Stated exercise :: Search the data for the word "this" and copy every line that contains it.

Figure scripts ::
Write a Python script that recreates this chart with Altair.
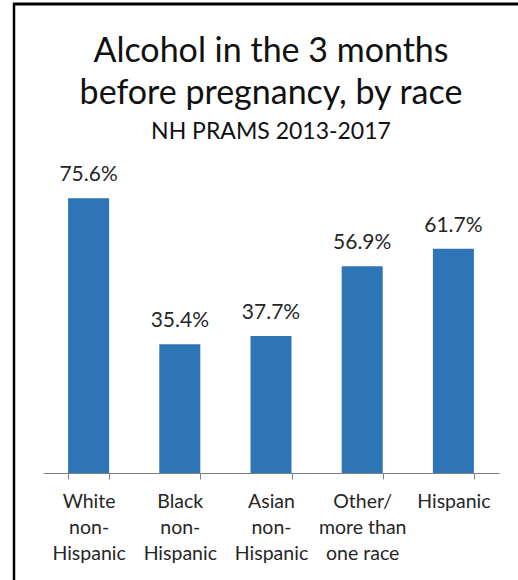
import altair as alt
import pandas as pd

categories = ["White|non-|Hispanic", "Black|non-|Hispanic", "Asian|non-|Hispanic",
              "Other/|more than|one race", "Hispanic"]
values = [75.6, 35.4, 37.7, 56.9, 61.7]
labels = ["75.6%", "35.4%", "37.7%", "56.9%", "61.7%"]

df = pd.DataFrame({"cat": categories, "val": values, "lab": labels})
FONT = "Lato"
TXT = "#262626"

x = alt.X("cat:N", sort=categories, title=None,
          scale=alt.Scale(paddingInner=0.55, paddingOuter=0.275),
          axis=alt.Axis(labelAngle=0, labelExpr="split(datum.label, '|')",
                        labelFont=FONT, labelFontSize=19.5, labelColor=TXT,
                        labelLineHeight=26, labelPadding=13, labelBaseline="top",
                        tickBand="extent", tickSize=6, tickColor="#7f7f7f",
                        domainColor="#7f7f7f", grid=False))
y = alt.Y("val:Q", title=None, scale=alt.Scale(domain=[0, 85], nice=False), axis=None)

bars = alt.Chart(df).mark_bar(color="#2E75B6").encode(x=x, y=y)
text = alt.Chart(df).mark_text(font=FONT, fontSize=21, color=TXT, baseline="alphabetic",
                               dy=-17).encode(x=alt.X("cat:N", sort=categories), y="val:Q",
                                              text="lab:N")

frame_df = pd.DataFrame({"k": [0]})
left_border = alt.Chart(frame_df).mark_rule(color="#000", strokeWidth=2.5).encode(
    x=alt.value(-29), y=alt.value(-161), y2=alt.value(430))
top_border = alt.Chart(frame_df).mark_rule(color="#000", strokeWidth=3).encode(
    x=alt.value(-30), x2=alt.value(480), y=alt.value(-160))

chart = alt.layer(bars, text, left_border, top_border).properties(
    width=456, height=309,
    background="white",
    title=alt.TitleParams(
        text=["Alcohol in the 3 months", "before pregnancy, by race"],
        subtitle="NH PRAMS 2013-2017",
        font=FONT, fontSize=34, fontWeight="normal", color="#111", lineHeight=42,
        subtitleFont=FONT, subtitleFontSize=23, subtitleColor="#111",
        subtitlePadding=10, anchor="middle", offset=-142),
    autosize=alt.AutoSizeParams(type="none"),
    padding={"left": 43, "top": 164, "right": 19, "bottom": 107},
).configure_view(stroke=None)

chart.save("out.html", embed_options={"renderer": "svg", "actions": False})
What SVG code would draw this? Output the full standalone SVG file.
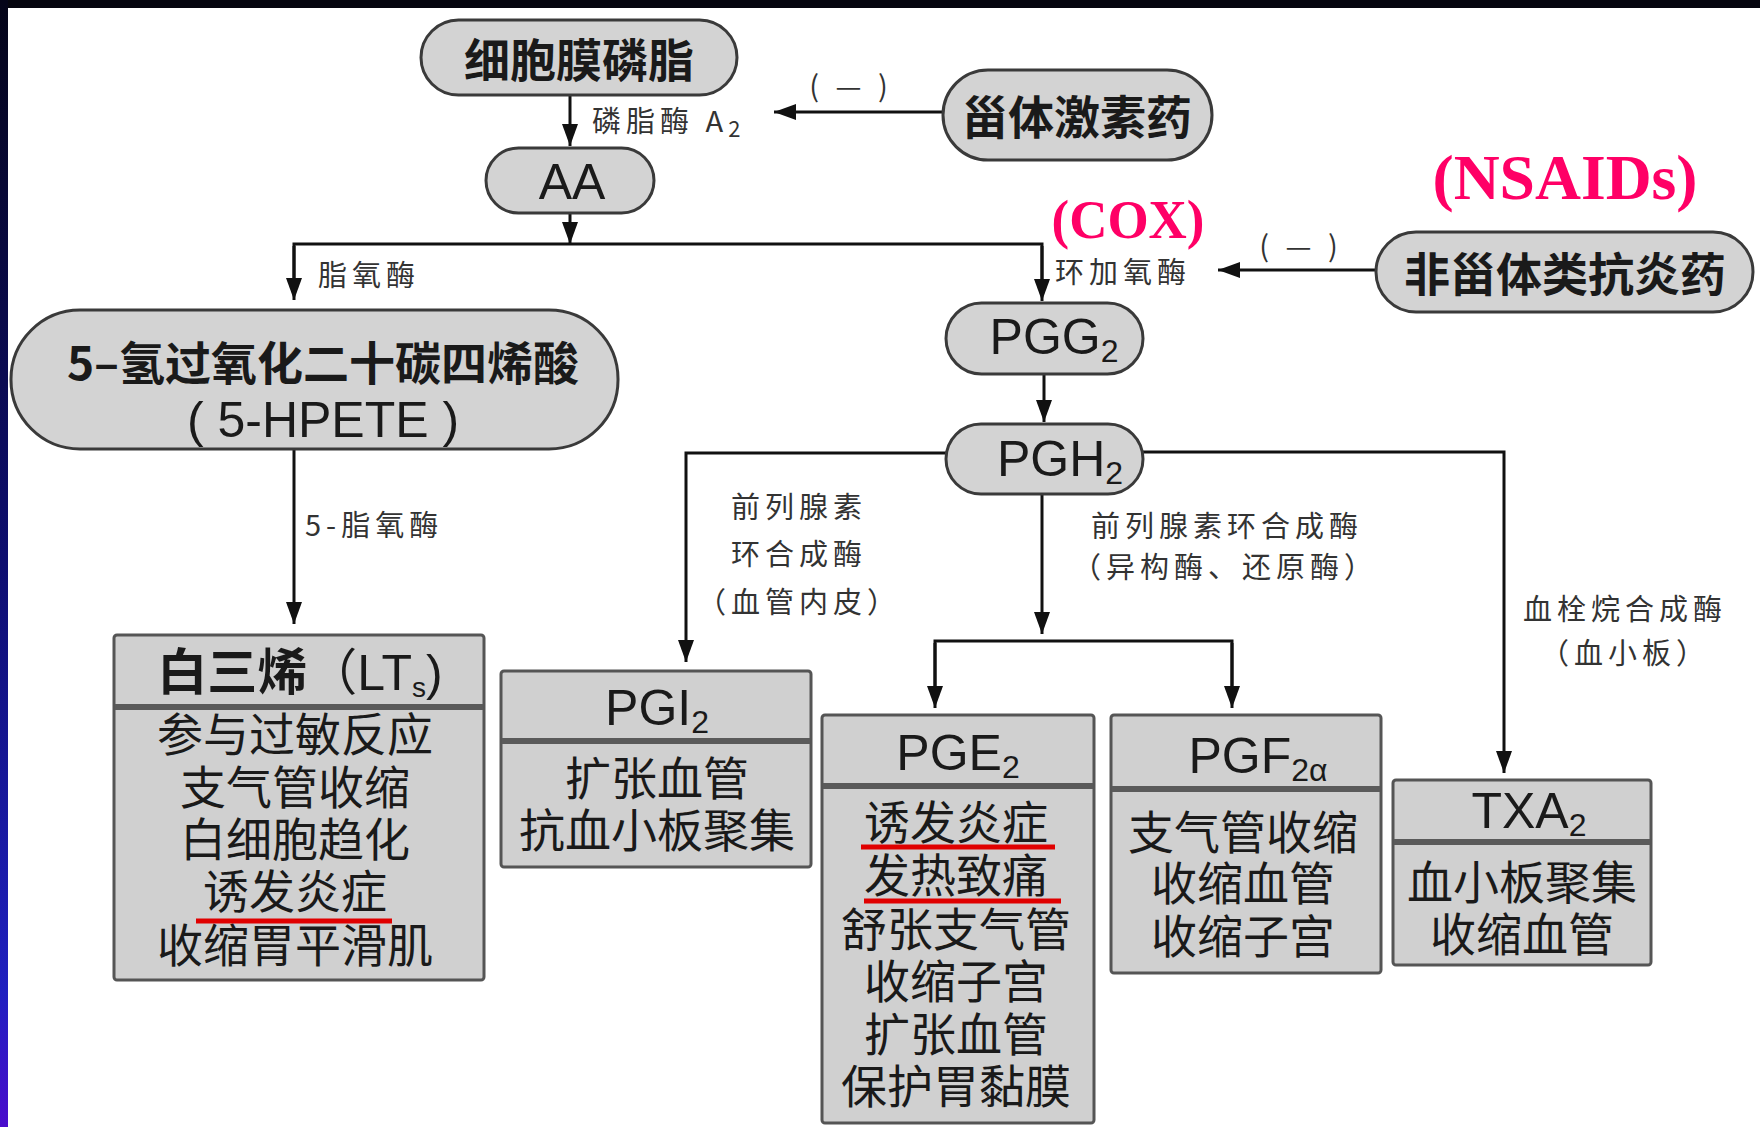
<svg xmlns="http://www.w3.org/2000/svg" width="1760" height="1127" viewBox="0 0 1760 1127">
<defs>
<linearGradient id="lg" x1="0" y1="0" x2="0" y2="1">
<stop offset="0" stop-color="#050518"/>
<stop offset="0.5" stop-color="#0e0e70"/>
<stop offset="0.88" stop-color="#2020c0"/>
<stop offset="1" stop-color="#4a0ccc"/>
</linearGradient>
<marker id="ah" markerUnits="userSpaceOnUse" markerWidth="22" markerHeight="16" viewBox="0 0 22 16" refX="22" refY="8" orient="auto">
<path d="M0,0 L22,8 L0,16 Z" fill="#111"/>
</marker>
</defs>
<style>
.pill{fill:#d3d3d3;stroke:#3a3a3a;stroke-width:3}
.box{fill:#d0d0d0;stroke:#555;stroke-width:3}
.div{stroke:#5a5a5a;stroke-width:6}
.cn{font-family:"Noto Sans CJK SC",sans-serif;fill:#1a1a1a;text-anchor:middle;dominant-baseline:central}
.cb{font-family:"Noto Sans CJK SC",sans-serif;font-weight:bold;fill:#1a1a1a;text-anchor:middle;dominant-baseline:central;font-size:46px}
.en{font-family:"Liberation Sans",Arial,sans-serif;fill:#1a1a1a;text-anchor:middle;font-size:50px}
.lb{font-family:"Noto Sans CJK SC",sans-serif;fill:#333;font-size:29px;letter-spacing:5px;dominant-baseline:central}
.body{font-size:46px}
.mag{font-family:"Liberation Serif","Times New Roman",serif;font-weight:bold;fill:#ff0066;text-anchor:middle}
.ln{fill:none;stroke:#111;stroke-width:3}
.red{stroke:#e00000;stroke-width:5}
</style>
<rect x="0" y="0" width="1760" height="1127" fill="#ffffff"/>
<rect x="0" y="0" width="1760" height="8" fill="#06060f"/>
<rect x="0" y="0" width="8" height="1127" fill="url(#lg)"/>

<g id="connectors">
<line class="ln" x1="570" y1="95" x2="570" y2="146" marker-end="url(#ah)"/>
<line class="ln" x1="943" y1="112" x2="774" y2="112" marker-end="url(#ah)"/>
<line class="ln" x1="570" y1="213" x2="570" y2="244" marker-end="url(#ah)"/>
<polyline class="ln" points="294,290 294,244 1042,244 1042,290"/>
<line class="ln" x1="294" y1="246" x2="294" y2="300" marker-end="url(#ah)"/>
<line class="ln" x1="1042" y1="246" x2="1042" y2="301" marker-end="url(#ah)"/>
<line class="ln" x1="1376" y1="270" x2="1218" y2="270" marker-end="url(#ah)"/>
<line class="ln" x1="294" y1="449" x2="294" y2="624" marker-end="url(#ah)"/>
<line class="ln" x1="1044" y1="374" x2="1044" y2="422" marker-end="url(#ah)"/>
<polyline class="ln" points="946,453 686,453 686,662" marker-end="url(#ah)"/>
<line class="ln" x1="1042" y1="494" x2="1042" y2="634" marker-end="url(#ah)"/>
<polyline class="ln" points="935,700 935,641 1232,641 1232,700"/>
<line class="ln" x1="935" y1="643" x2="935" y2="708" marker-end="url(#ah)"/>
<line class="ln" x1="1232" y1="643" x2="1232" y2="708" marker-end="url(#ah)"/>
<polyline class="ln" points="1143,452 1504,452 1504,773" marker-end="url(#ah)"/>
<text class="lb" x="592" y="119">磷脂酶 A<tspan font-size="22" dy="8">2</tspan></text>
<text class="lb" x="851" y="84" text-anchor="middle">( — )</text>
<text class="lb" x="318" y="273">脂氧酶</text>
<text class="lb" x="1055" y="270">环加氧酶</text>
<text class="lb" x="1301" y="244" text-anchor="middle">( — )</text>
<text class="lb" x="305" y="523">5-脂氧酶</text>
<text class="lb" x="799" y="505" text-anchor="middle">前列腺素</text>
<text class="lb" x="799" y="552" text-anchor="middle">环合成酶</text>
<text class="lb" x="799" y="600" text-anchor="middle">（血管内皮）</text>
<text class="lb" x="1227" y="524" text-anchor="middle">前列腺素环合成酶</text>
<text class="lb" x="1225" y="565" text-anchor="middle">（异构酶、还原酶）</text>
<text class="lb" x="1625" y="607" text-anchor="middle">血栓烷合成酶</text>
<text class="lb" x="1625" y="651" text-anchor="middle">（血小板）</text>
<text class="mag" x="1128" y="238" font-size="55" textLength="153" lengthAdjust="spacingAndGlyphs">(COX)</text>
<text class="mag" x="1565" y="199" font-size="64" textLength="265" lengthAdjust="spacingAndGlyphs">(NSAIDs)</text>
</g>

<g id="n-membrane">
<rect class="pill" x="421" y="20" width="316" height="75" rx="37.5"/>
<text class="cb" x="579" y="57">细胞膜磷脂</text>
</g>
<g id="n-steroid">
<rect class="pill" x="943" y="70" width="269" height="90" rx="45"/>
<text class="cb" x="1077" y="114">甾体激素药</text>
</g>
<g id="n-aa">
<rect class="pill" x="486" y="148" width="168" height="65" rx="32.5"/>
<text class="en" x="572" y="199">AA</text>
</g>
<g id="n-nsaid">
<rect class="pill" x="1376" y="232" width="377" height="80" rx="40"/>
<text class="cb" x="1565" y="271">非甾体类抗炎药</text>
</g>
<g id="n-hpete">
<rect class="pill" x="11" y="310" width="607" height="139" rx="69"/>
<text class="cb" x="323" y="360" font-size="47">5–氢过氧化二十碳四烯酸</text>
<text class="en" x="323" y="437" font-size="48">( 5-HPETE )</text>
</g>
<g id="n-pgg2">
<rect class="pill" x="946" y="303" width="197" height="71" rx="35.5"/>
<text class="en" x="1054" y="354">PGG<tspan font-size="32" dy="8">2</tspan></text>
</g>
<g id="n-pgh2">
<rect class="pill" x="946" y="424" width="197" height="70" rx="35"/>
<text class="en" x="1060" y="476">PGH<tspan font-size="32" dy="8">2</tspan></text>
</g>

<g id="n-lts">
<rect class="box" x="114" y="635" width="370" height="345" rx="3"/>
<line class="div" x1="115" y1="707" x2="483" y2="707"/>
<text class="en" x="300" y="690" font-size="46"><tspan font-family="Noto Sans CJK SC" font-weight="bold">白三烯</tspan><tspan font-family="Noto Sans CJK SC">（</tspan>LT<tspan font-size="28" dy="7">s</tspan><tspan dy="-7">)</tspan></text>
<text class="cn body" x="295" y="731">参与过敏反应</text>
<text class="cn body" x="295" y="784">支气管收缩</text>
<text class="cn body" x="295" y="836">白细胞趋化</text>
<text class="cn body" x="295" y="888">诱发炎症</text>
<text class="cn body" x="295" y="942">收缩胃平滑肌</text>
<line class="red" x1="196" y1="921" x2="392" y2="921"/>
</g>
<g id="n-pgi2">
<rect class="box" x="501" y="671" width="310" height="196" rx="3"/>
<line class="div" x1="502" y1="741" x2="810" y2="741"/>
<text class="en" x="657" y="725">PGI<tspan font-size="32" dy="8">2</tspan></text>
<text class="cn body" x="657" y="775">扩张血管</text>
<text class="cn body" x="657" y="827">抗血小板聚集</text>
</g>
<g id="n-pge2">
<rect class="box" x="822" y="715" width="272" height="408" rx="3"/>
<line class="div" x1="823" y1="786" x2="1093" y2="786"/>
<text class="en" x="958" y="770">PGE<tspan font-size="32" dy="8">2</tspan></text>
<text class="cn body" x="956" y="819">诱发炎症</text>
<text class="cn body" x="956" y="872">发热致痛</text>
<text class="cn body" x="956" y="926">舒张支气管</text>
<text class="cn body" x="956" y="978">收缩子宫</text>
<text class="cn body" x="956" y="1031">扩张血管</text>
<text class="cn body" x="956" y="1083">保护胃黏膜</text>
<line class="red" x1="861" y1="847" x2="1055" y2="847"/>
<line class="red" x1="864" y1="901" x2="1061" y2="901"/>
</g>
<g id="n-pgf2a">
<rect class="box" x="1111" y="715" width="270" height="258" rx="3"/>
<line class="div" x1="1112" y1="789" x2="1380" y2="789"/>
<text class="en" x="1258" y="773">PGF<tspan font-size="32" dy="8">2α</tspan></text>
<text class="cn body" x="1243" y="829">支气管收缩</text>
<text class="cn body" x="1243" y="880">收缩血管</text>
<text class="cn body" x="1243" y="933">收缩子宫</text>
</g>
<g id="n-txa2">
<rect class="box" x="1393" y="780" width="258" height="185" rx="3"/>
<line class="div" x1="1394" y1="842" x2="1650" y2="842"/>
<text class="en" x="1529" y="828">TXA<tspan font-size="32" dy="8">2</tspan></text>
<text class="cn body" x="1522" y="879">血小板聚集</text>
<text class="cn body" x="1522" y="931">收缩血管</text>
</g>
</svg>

The response ::
Write a Python script that recreates this chart with Altair.
What SVG code would draw this? Output the full standalone SVG file.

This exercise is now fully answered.